- Known for: Sahabiya and the cousin of Muhammad and Ali
- Spouse: Abu Wida'a (al-Harith) ibn Sabarah ibn Sa'id ibn Sa'd ibn Sahm al-Sahmi al-Qurayshi
- Children: Wida'a; Abd Allah; al-Saib; al-Muttalib; Sufyan; Hakim; Abu Sufyan (Yazid); al-Rabi'; Umm Kulthum (Rabi'a); Umm Jamil (Zaynab); Umm Hakim (Fatima);
- Parents: Al-Harith ibn Abd al-Muttalib (father); Ghaziyya bint Qays (mother);

= Arwa bint al-Harith =

Arwā bint al-Ḥārith (أروى بنت الحارث) was an eloquent and rhetorically skilled sahabiya and the cousin of Muhammad and Ali.
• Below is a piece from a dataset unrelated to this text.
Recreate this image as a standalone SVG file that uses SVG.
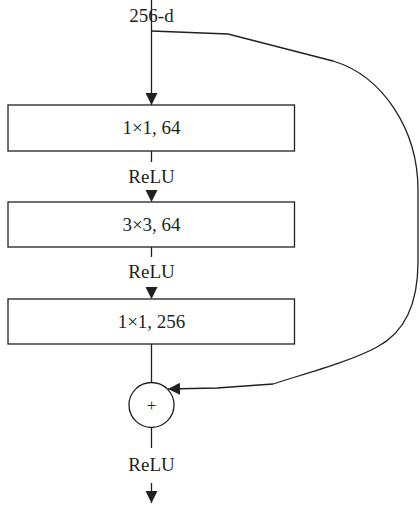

She was the daughter of Al-Harith ibn Abd al-Muttalib and Ghaziyya bint Qays. She was married to Abu Wida'a (al-Harith) ibn Sabarah ibn Sa'id ibn Sa'd ibn Sahm al-Sahmi al-Qurayshi, and they had ten children. These ten children were: Wida'a, Abd Allah, al-Saib, al-Muttalib, Sufyan, Hakim, Abu Sufyan (Yazid), al-Rabi', Umm Kulthum (Rabi'a), Umm Jamil (Zaynab), and Umm Hakim (Fatima).